• Question: Why can't white blood cells engulf old produce antibodies to kill the cancer cells?

    Asked by to Amar, Andrea, Leah, Matt on 19 Mar 2014. This question was also asked by .
    • Photo: Andrea Hanvey

      Andrea Hanvey answered on 19 Mar 2014:


      Cancer cells are still our own cells. They are just cells that have lost control of cell division through mutations in genes that control cell division, programmed cell death or DNA repair. cells infected with a virus activate a protein marker on the outside of the cell membrane. this is recognised by some white blood cells which signals to them the cell is infected and needs to be engulfed or for antibodies to be made against the infecting virus. cancer is very sneaky, when the cell loses control no markers are put on the outside of the tumour cells. so the white blood cells don’t recognise the cells as being cancerous and in need of being destroyed.

      However Natural killer cells , a typeof white blood cell, do play a role in tumour surveillance, they can induce death in a tumour cell. some cancers evade detection by natural killer cells by removing certain cell markers.

      If we produce antibodies against our own cells its known as a autoimmune disorder, so your body attacks its self. cancer cells do not evoke this response in the body as its a different disease pathway

    • Photo: Matthew Lam

      Matthew Lam answered on 19 Mar 2014:


      Cancer cells are cells of your own body, so unlike a foreign cell (such as bacteria) your immune system doesn’t really see anything out of place and so doesn’t try to attack the cancer cells.

      There are new vaccine style therapies for cancer that are being developed which try to force the immune system to recognise charateristics which are only shown by cancer cells. This could help the immune system recognise cancer cells and attack/kill the cells.

    • Photo: Leah Fitzsimmons

      Leah Fitzsimmons answered on 19 Mar 2014:


      When a cell in your body initially becomes faulty other cells do usually spot this and prompt the cell to die. Dead and dying cancer cells are engulfed by white blood cells, but because these faulty cells are from your own body the immune system doesn’t recognise them as foreign, and so they don’t make antibodies against them.

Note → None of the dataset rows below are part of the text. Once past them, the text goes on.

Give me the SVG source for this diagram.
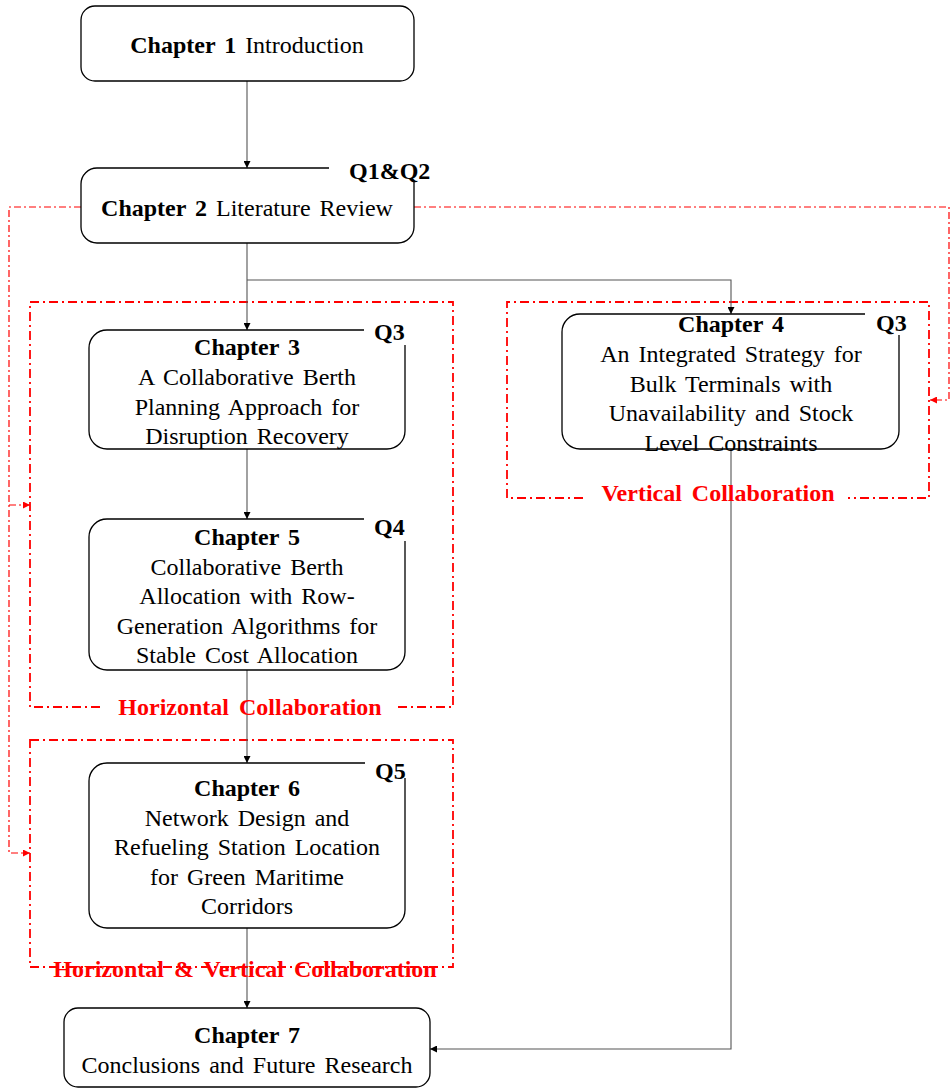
<svg xmlns="http://www.w3.org/2000/svg" width="951" height="1089" viewBox="0 0 951 1089">
<style>
.box{fill:#fff;stroke:#000;stroke-width:1.3}
.t{font-family:"Liberation Serif","Times New Roman",serif;font-size:24px;fill:#000;text-anchor:middle;word-spacing:3px}
.b{font-weight:bold}
.q{font-family:"Liberation Serif","Times New Roman",serif;font-size:24px;font-weight:bold;fill:#000}
.rl{font-family:"Liberation Serif","Times New Roman",serif;font-size:24px;font-weight:bold;fill:#ff0000;text-anchor:middle;word-spacing:4px}
.con{fill:none;stroke:#555;stroke-width:1.1}
.grp{fill:none;stroke:#ff0000;stroke-width:1.8;stroke-dasharray:9,4,2,4}
.lnk{fill:none;stroke:#ff0000;stroke-width:1.2;stroke-dasharray:7,3,2,3}
</style>
<defs>
<marker id="ah" viewBox="0 0 10 10" refX="10" refY="5" markerWidth="7" markerHeight="7" markerUnits="userSpaceOnUse" orient="auto"><path d="M0,0L10,5L0,10z" fill="#000"/></marker>
<marker id="rh" viewBox="0 0 10 10" refX="10" refY="5" markerWidth="7" markerHeight="7" markerUnits="userSpaceOnUse" orient="auto"><path d="M0,0L10,5L0,10z" fill="#ff0000"/></marker>
</defs>

<g id="groups">
<path class="grp" d="M100,707H30V302H453V707H395"/>
<path class="grp" d="M583,498H507V302H929V498H848"/>
<path class="grp" d="M30,740H453V967H30Z"/>
</g>

<g id="connectors">
<path class="con" d="M247,81V168" marker-end="url(#ah)"/>
<path class="con" d="M247,243V330" marker-end="url(#ah)"/>
<path class="con" d="M247,280H731V314" marker-end="url(#ah)"/>
<path class="con" d="M247,449V519" marker-end="url(#ah)"/>
<path class="con" d="M247,670V763" marker-end="url(#ah)"/>
<path class="con" d="M247,928V1008" marker-end="url(#ah)"/>
<path class="con" d="M731,449V1049H430" marker-end="url(#ah)"/>
<path class="lnk" d="M81,207H9V853H30" marker-end="url(#rh)"/>
<path class="lnk" d="M9,505H30" marker-end="url(#rh)"/>
<path class="lnk" d="M414,207H949V400H930" marker-end="url(#rh)"/>
</g>

<g id="ch1">
<rect class="box" x="81" y="6" width="333" height="75" rx="14"/>
<text class="t" x="247" y="53"><tspan class="b">Chapter 1</tspan>  Introduction</text>
</g>

<g id="ch2">
<path class="box" d="M329,168H97A16,16 0 0 0 81,184V227A16,16 0 0 0 97,243H398A16,16 0 0 0 414,227V182"/>
<text class="q" x="349" y="179">Q1&amp;Q2</text>
<text class="t" x="247" y="216"><tspan class="b">Chapter 2</tspan>  Literature Review</text>
</g>

<g id="ch3">
<path class="box" d="M364,330H107A18,18 0 0 0 89,348V431A18,18 0 0 0 107,449H387A18,18 0 0 0 405,431V345"/>
<text class="q" x="374" y="340">Q3</text>
<text class="t" x="247" y="355"><tspan class="b">Chapter 3</tspan><tspan x="247" dy="30">A Collaborative Berth</tspan><tspan x="247" dy="29.5">Planning Approach for</tspan><tspan x="247" dy="29.5">Disruption Recovery</tspan></text>
</g>

<g id="ch4">
<path class="box" d="M865,314H580A18,18 0 0 0 562,332V431A18,18 0 0 0 580,449H881A18,18 0 0 0 899,431V335"/>
<text class="q" x="876" y="331">Q3</text>
<text class="t" x="731" y="332"><tspan class="b">Chapter 4</tspan><tspan x="731" dy="30">An Integrated Strategy for</tspan><tspan x="731" dy="29.5">Bulk Terminals with</tspan><tspan x="731" dy="29.5">Unavailability and Stock</tspan><tspan x="731" dy="29.5">Level Constraints</tspan></text>
</g>

<g id="ch5">
<path class="box" d="M364,519H107A18,18 0 0 0 89,537V652A18,18 0 0 0 107,670H387A18,18 0 0 0 405,652V541"/>
<text class="q" x="374" y="535">Q4</text>
<text class="t" x="247" y="545"><tspan class="b">Chapter 5</tspan><tspan x="247" dy="29.5">Collaborative Berth</tspan><tspan x="247" dy="29.5">Allocation with Row-</tspan><tspan x="247" dy="29.5">Generation Algorithms for</tspan><tspan x="247" dy="29.5">Stable Cost Allocation</tspan></text>
</g>

<g id="ch6">
<path class="box" d="M365,763H107A18,18 0 0 0 89,781V910A18,18 0 0 0 107,928H387A18,18 0 0 0 405,910V778"/>
<text class="q" x="375" y="779">Q5</text>
<text class="t" x="247" y="796"><tspan class="b">Chapter 6</tspan><tspan x="247" dy="29.5">Network Design and</tspan><tspan x="247" dy="29.5">Refueling Station Location</tspan><tspan x="247" dy="29.5">for Green Maritime</tspan><tspan x="247" dy="29.5">Corridors</tspan></text>
</g>

<g id="ch7">
<rect class="box" x="64" y="1008" width="366" height="79" rx="14"/>
<text class="t" x="247" y="1043"><tspan class="b">Chapter 7</tspan><tspan x="247" dy="29.5">Conclusions and Future Research</tspan></text>
</g>

<g id="labels">
<text class="rl" x="250" y="715">Horizontal Collaboration</text>
<text class="rl" x="718" y="501">Vertical Collaboration</text>
<text class="rl" x="245" y="977">Horizontal &amp; Vertical Collaboration</text>
</g>
</svg>
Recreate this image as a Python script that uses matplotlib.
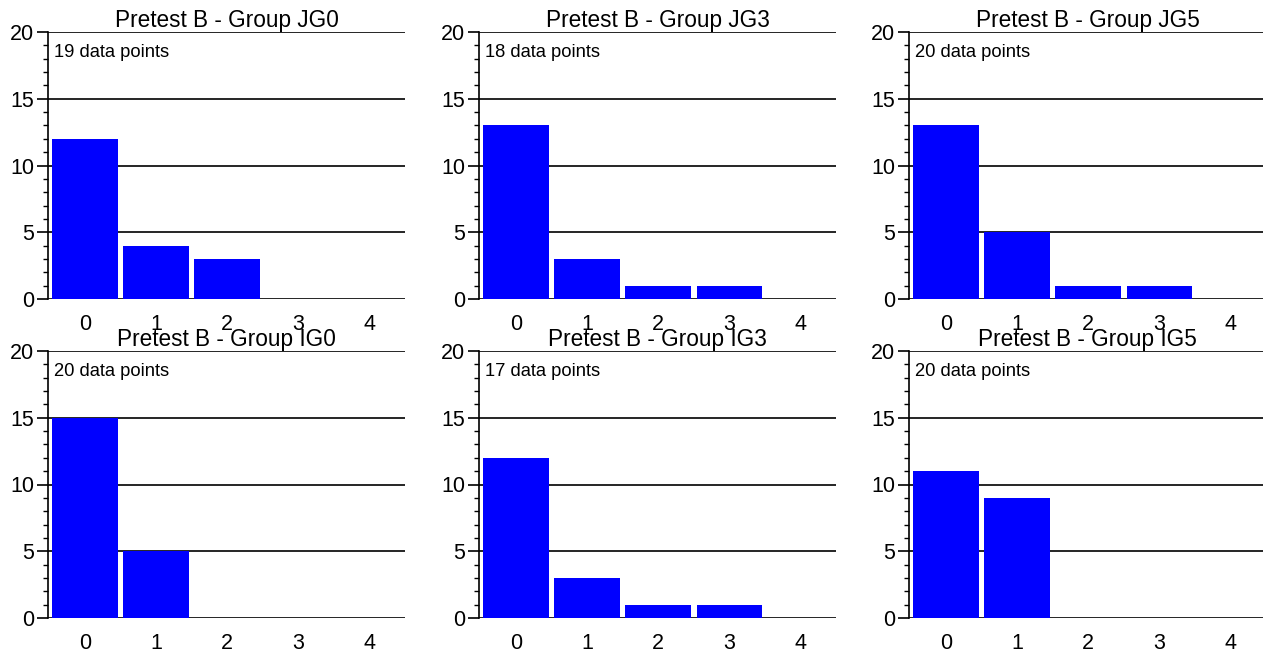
import numpy as np
import matplotlib
matplotlib.use('Agg')
import matplotlib.pyplot as plt
from matplotlib.ticker import MultipleLocator

plt.rcParams['font.family'] = ['Liberation Sans', 'DejaVu Sans']

categories = [0, 1, 2, 3, 4]
groups = ['JG0', 'JG3', 'JG5', 'IG0', 'IG3', 'IG5']
counts_jg0 = [12, 4, 3, 0, 0]
counts_jg3 = [13, 3, 1, 1, 0]
counts_jg5 = [13, 5, 1, 1, 0]
counts_ig0 = [15, 5, 0, 0, 0]
counts_ig3 = [12, 3, 1, 1, 0]
counts_ig5 = [11, 9, 0, 0, 0]
n_points = [19, 18, 20, 20, 17, 20]
all_counts = [counts_jg0, counts_jg3, counts_jg5, counts_ig0, counts_ig3, counts_ig5]

fig = plt.figure(figsize=(12.63, 6.52), dpi=100)
lefts = [48 / 1263, 479 / 1263, 909 / 1263]
width = 357 / 1263
bottoms = [353 / 652, 34 / 652]
height = 267 / 652

for i, (grp, counts, n) in enumerate(zip(groups, all_counts, n_points)):
    ax = fig.add_axes([lefts[i % 3], bottoms[i // 3], width, height])
    ax.bar(categories, counts, width=0.92, color='#0000ff', zorder=3)
    ax.set_xlim(-0.52, 4.5)
    ax.set_ylim(0, 20)
    for y in range(0, 21, 5):
        ax.axhline(y, color='black', lw=1.2, zorder=1)
    for s in ['top', 'right', 'bottom']:
        ax.spines[s].set_visible(False)
    ax.spines['left'].set_linewidth(1.2)
    ax.yaxis.set_major_locator(MultipleLocator(5))
    ax.yaxis.set_minor_locator(MultipleLocator(1))
    ax.tick_params(axis='y', which='major', direction='out', length=8, width=1.2,
                   labelsize=15.5, pad=2)
    ax.tick_params(axis='y', which='minor', direction='out', length=3.6, width=1.0)
    ax.set_xticks(categories)
    ax.tick_params(axis='x', length=0, labelsize=15.5, pad=11)
    ax.set_title('Pretest B - Group ' + grp, fontsize=16.3, pad=3)
    ax.text(0.017, 0.955, f'{n} data points', transform=ax.transAxes,
            fontsize=13.2, va='top', ha='left')

fig.savefig('out.png', dpi=100)
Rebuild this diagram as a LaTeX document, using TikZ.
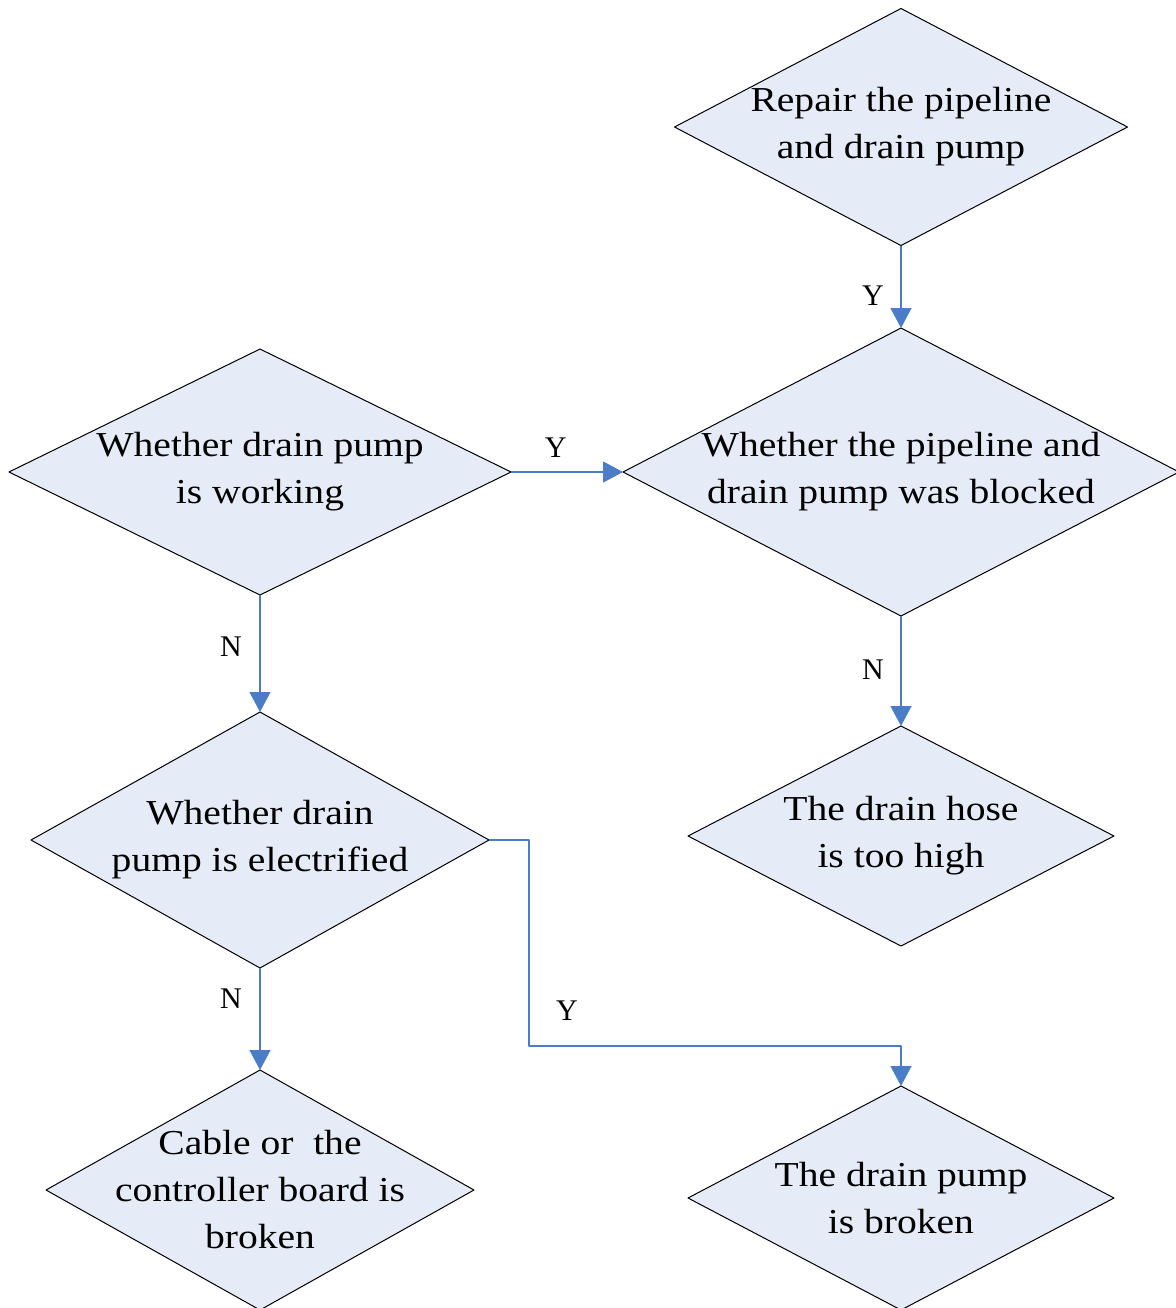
\documentclass[tikz,border=0pt]{standalone}
\usepackage{fontspec}
\setmainfont{Liberation Serif}
\newfontfamily\widefont[FakeStretch=1.13]{Liberation Serif}
\usetikzlibrary{shapes.geometric,arrows.meta}
\definecolor{boxfill}{HTML}{E6ECF7}
\definecolor{linkblue}{HTML}{4A7CC8}
\begin{document}
\begin{tikzpicture}[x=0.5pt,y=-0.5pt,>={Triangle[length=10pt,width=10.5pt]},line join=round,
		dia/.style 2 args={diamond,draw=black,line width=0.5pt,fill=boxfill,inner sep=0pt,outer sep=0pt,minimum width=#1pt,minimum height=#2pt},
		txt/.style={align=center,font=\widefont\fontsize{17.5}{23.5}\selectfont},
		link/.style={draw=linkblue,line width=0.6pt,->},
		yn/.style={font=\fontsize{15}{18}\selectfont}]
			\useasboundingbox (0,0) rectangle (1176,1308);
			% diamonds
			\node [dia={226.5}{118.5}, label={[txt]center:{Repair the pipeline\\and drain pump}}] (repair) at (901,127) {};
			\node [dia={278}{144}, label={[txt]center:{Whether the pipeline and\\drain pump was blocked}}] (block) at (901,472) {};
			\node [dia={251}{123}, label={[txt]center:{Whether drain pump\\is working}}] (work) at (260,472) {};
			\node [dia={229}{128}, label={[txt]center:{Whether drain\\pump is electrified}}] (elec) at (260,840) {};
			\node [dia={213}{110}, label={[txt]center:{The drain hose\\is too high}}] (hose) at (901,836) {};
			\node [dia={214}{120}, label={[txt]center:{Cable or~ the\\controller board is\\broken}}] (cable) at (260,1190) {};
			\node [dia={213}{112}, label={[txt]center:{The drain pump\\is broken}}] (broken) at (901,1198) {};
			\coordinate (bend) at (529,1046);
			% links
			\draw [link] (repair.south)--(block.north) node [yn, pos=0.61, xshift=-14pt] {Y};
			\draw [link] (work.east)--(block.west) node [yn, pos=0.4, yshift=12pt] {Y};
			\draw [link] (work.south)--(elec.north) node [yn, pos=0.44, xshift=-14.5pt] {N};
			\draw [link] (block.south)--(hose.north) node [yn, pos=0.49, xshift=-14pt] {N};
			\draw [link] (elec.south)--(cable.north) node [yn, pos=0.3, xshift=-14.5pt] {N};
			\draw [link] (elec.east) -| (bend) node [yn, xshift=19pt, yshift=17.5pt] {Y} -| (broken.north);
		\end{tikzpicture}
\end{document}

      Once one faulty cell manages to escape being killed and engulfed and starts to grow, then it can start to form a tumour. Cells within tumours are also engulfed when they die and once the cells become more abnormal the white blood cells can start to recognise this and try to fight it (partly by making tumour-specific antibodies). Although the immune system does try to fight the cancer it is still not very efficient because the cancer cells still look a lot like your healthy cells and antibodies that recognised all of your cells and not just the cancer cells could kill you. This is why the immune system can’t usually kill a tumour.

      There are lots of researchers using antibodies to make cancer treatments, to enable your white blood cells to find and kill cancer cells more efficiently, but as I said, the difficult part is making antibodies that only bind to cancer cells.

      Cancer cells are also often found to have mutations that stop the cells being found by white blood cells and help them evade killing by the immune system, which makes it even harder for you immune system to fight back.